• REQUEST: Below are entries; tally how many lines hold the string "this" and answer with only that figure.
━━━━━━━━━━━━━━━━━━━━
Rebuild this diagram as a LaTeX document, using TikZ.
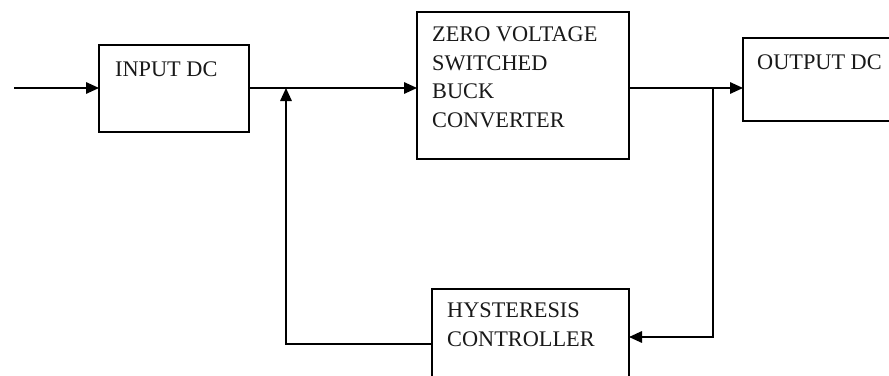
\documentclass[tikz,border=0pt]{standalone}
\usepackage{fontspec}
\setmainfont{Liberation Serif}
\usetikzlibrary{arrows.meta}
\tikzset{
  blk/.style={draw=black, line width=1.5pt, rectangle, inner sep=0pt, outer sep=0pt, anchor=north west},
  lbl/.style={anchor=north west, inner sep=0pt, align=left, text=black!90, font=\fontsize{22.3}{28.5}\selectfont},
  conn/.style={draw=black, line width=1.6pt},
  arr/.style={conn, -{Triangle[length=13pt,width=11.5pt]}}
}
\begin{document}
\begin{tikzpicture}[x=1pt,y=-1pt]
\useasboundingbox (0,0) rectangle (889,375);
\clip (0,0) rectangle (889,375);
\fill[white] (0,0) rectangle (889,375);
% blocks
\node[blk, minimum width=150pt, minimum height=87pt] (inp) at (99,45) {};
\node[blk, minimum width=212pt, minimum height=147pt] (zvs) at (417,12) {};
\node[blk, minimum width=170pt, minimum height=83pt] (out) at (743,38) {};
\node[blk, minimum width=197pt, minimum height=110pt] (hys) at (432,289) {};
% labels
\node[lbl] (tinp) at (115,62) {INPUT DC};
\node[lbl] (tzvs) at (432,27) {ZERO VOLTAGE\\SWITCHED\\BUCK\\CONVERTER};
\node[lbl] (tout) at (757,55) {OUTPUT DC};
\node[lbl] (thys) at (447,303) {HYSTERESIS\\CONTROLLER};
% coordinates
\coordinate (src) at (14,88);
\coordinate (j1) at (286,88);
\coordinate (j2) at (713,88);
\coordinate (c1) at (713,337);
\coordinate (c2) at (286,344);
% connectors
\draw[arr] (src) -- (src -| inp.west);
\draw[arr] (j1 -| inp.east) -- (j1 -| zvs.west);
\draw[arr] (j2 -| zvs.east) -- (j2 -| out.west);
\draw[arr] (j2) -- (c1) -- (c1 -| hys.east);
\draw[arr] (c2 -| hys.west) -- (c2) -- (j1);
\end{tikzpicture}
\end{document}
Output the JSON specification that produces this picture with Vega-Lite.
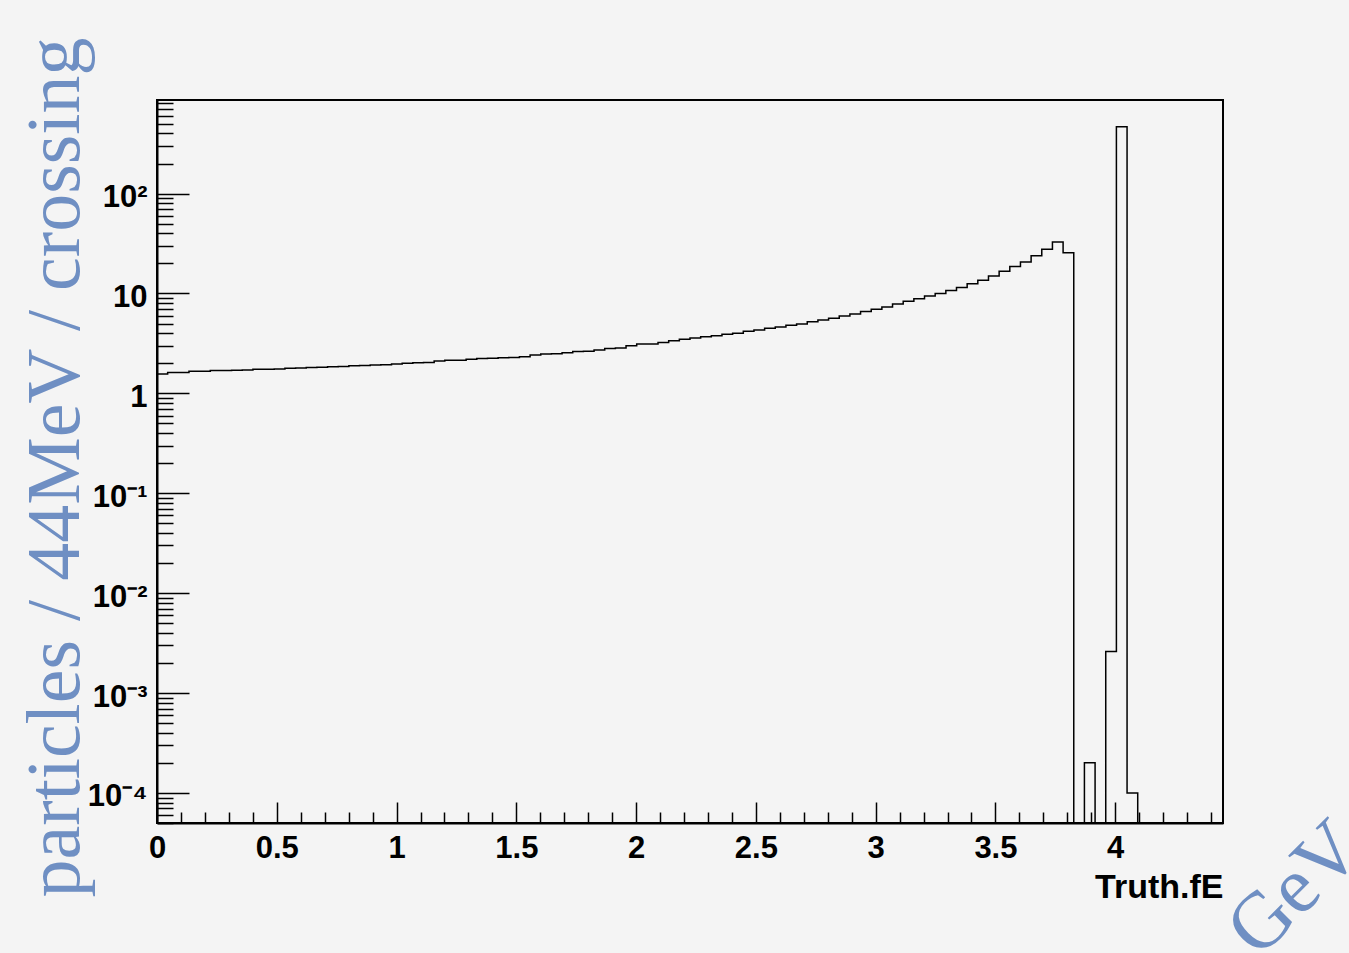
{
  "$schema": "https://vega.github.io/schema/vega-lite/v6.json",
  "autosize": {"type": "none"},
  "padding": {"left": 157, "top": 100, "right": 126, "bottom": 130},
  "width": 1066,
  "height": 723,
  "config": {
    "background": "#f4f4f4",
    "view": {"stroke": "black", "strokeWidth": 2}
  },
  "data": {"values": [
    {"lo": 0, "count": 1.56}, {"lo": 0.0445, "count": 1.62}, {"lo": 0.089, "count": 1.62}, {"lo": 0.1335, "count": 1.67},
    {"lo": 0.178, "count": 1.67}, {"lo": 0.2225, "count": 1.69}, {"lo": 0.267, "count": 1.69}, {"lo": 0.3115, "count": 1.70},
    {"lo": 0.356, "count": 1.71}, {"lo": 0.4005, "count": 1.74}, {"lo": 0.445, "count": 1.74}, {"lo": 0.4895, "count": 1.75},
    {"lo": 0.534, "count": 1.78}, {"lo": 0.5785, "count": 1.79}, {"lo": 0.623, "count": 1.82}, {"lo": 0.6675, "count": 1.83},
    {"lo": 0.712, "count": 1.85}, {"lo": 0.7565, "count": 1.86}, {"lo": 0.801, "count": 1.89}, {"lo": 0.8455, "count": 1.90},
    {"lo": 0.89, "count": 1.92}, {"lo": 0.9345, "count": 1.93}, {"lo": 0.979, "count": 1.97}, {"lo": 1.0235, "count": 2.0},
    {"lo": 1.068, "count": 2.03}, {"lo": 1.1125, "count": 2.04}, {"lo": 1.157, "count": 2.11}, {"lo": 1.2015, "count": 2.14},
    {"lo": 1.246, "count": 2.15}, {"lo": 1.2905, "count": 2.19}, {"lo": 1.335, "count": 2.24}, {"lo": 1.3795, "count": 2.25},
    {"lo": 1.424, "count": 2.27}, {"lo": 1.4685, "count": 2.29}, {"lo": 1.513, "count": 2.33}, {"lo": 1.5575, "count": 2.42},
    {"lo": 1.602, "count": 2.48}, {"lo": 1.6465, "count": 2.49}, {"lo": 1.691, "count": 2.55}, {"lo": 1.7355, "count": 2.63},
    {"lo": 1.78, "count": 2.64}, {"lo": 1.8245, "count": 2.72}, {"lo": 1.869, "count": 2.82}, {"lo": 1.9135, "count": 2.84},
    {"lo": 1.958, "count": 2.99}, {"lo": 2.0025, "count": 3.12}, {"lo": 2.047, "count": 3.13}, {"lo": 2.0915, "count": 3.24},
    {"lo": 2.136, "count": 3.37}, {"lo": 2.1805, "count": 3.48}, {"lo": 2.225, "count": 3.58}, {"lo": 2.2695, "count": 3.69},
    {"lo": 2.314, "count": 3.78}, {"lo": 2.3585, "count": 3.90}, {"lo": 2.403, "count": 3.99}, {"lo": 2.4475, "count": 4.18},
    {"lo": 2.492, "count": 4.31}, {"lo": 2.5365, "count": 4.48}, {"lo": 2.581, "count": 4.62}, {"lo": 2.6255, "count": 4.80},
    {"lo": 2.67, "count": 4.95}, {"lo": 2.7145, "count": 5.22}, {"lo": 2.759, "count": 5.42}, {"lo": 2.8035, "count": 5.64},
    {"lo": 2.848, "count": 5.95}, {"lo": 2.8925, "count": 6.23}, {"lo": 2.937, "count": 6.6}, {"lo": 2.9815, "count": 6.95},
    {"lo": 3.026, "count": 7.33}, {"lo": 3.0705, "count": 7.85}, {"lo": 3.115, "count": 8.35}, {"lo": 3.1595, "count": 8.87},
    {"lo": 3.204, "count": 9.44}, {"lo": 3.2485, "count": 10.0}, {"lo": 3.293, "count": 10.7}, {"lo": 3.3375, "count": 11.5},
    {"lo": 3.382, "count": 12.5}, {"lo": 3.4265, "count": 13.6}, {"lo": 3.471, "count": 15.0}, {"lo": 3.5155, "count": 16.7},
    {"lo": 3.56, "count": 18.6}, {"lo": 3.6045, "count": 20.7}, {"lo": 3.649, "count": 23.8}, {"lo": 3.6935, "count": 27.7},
    {"lo": 3.738, "count": 32.8}, {"lo": 3.7825, "count": 25.6}, {"lo": 3.827, "count": 0}, {"lo": 3.8715, "count": 0.0002},
    {"lo": 3.916, "count": 0}, {"lo": 3.9605, "count": 0.0026}, {"lo": 4.005, "count": 466}, {"lo": 4.0495, "count": 0.0001},
    {"lo": 4.094, "count": 0}, {"lo": 4.1385, "count": 0}, {"lo": 4.183, "count": 0}, {"lo": 4.2275, "count": 0},
    {"lo": 4.272, "count": 0}, {"lo": 4.3165, "count": 0}, {"lo": 4.361, "count": 0}, {"lo": 4.4055, "count": 0},
    {"lo": 4.45, "count": 0}
  ]},
  "resolve": {"axis": {"x": "independent"}},
  "layer": [
    {
      "mark": {"type": "line", "interpolate": "step-after", "color": "black", "strokeWidth": 1.5, "invalid": "show", "clip": true},
      "encoding": {
        "x": {
          "field": "lo", "type": "quantitative",
          "scale": {"domain": [0, 4.45], "nice": false, "zero": false},
          "axis": {
            "orient": "bottom",
            "title": "Truth.fE",
            "titleFont": "Liberation Sans", "titleFontWeight": "bold", "titleFontSize": 34, "titleColor": "black",
            "titleAlign": "right", "titleBaseline": "alphabetic", "titleX": 1066, "titleY": 74,
            "values": [0, 0.1, 0.2, 0.3, 0.4, 0.5, 0.6, 0.7, 0.8, 0.9, 1, 1.1, 1.2, 1.3, 1.4, 1.5, 1.6, 1.7, 1.8, 1.9, 2, 2.1, 2.2, 2.3, 2.4, 2.5, 2.6, 2.7, 2.8, 2.9, 3, 3.1, 3.2, 3.3, 3.4, 3.5, 3.6, 3.7, 3.8, 3.9, 4, 4.1, 4.2, 4.3, 4.4],
            "labelExpr": "abs(datum.value * 2 - round(datum.value * 2)) < 0.001 ? format(datum.value, '~g') : ''",
            "labelFont": "Liberation Sans", "labelFontWeight": "bold", "labelFontSize": 31, "labelColor": "black",
            "labelBaseline": "alphabetic", "labelPadding": 55, "labelFlush": false, "labelOverlap": false,
            "tickSize": {"condition": {"test": "abs(datum.value * 2 - round(datum.value * 2)) < 0.001", "value": -21}, "value": -11},
            "tickColor": "black", "tickWidth": 1.5,
            "domainColor": "black", "domainWidth": 2, "grid": false
          }
        },
        "y": {
          "field": "count", "type": "quantitative",
          "scale": {"type": "log", "domain": [0.00005, 865], "nice": false, "clamp": true},
          "axis": {
            "title": "particles / 44MeV / crossing",
            "titleFont": "Liberation Serif", "titleFontWeight": "normal", "titleFontSize": 76, "titleColor": "#6f8fc3",
            "titleAngle": -90, "titleX": -79, "titleY": 367, "titleAlign": "center", "titleBaseline": "alphabetic",
            "tickCount": 20,
            "labelExpr": "abs(datum.value / pow(10, round(log(datum.value) / LN10)) - 1) > 0.001 ? '' : (datum.value > 0.5 && datum.value < 2) ? '1' : (datum.value > 5 && datum.value < 20) ? '10' : (datum.value > 50 && datum.value < 200) ? '10²' : (datum.value > 0.05 && datum.value < 0.2) ? '10⁻¹' : (datum.value > 0.005 && datum.value < 0.02) ? '10⁻²' : (datum.value > 0.0005 && datum.value < 0.002) ? '10⁻³' : '10⁻⁴'",
            "labelFont": "Liberation Sans", "labelFontWeight": "bold", "labelFontSize": 31, "labelColor": "black",
            "labelAlign": "right", "labelBaseline": "middle", "labelOffset": 4, "labelPadding": 42,
            "labelOverlap": false, "labelFlush": false,
            "tickSize": {"condition": {"test": "abs(datum.value / pow(10, round(log(datum.value) / LN10)) - 1) < 0.001", "value": -32}, "value": -16},
            "tickColor": "black", "tickWidth": 1.5,
            "domainColor": "black", "domainWidth": 2, "grid": false
          }
        }
      }
    },
    {
      "mark": {"type": "point", "opacity": 0},
      "encoding": {
        "x": {
          "field": "lo", "type": "quantitative",
          "axis": {
            "orient": "bottom",
            "title": "GeV",
            "titleFont": "Liberation Serif", "titleFontWeight": "normal", "titleFontSize": 80, "titleColor": "#6f8fc3",
            "titleAngle": -45, "titleAlign": "left", "titleBaseline": "alphabetic", "titleX": 1101, "titleY": 136,
            "domain": false, "ticks": false, "labels": false, "grid": false
          }
        }
      }
    }
  ]
}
━━━━━━━━━━━━━━━━━━━━
• RESULT: 2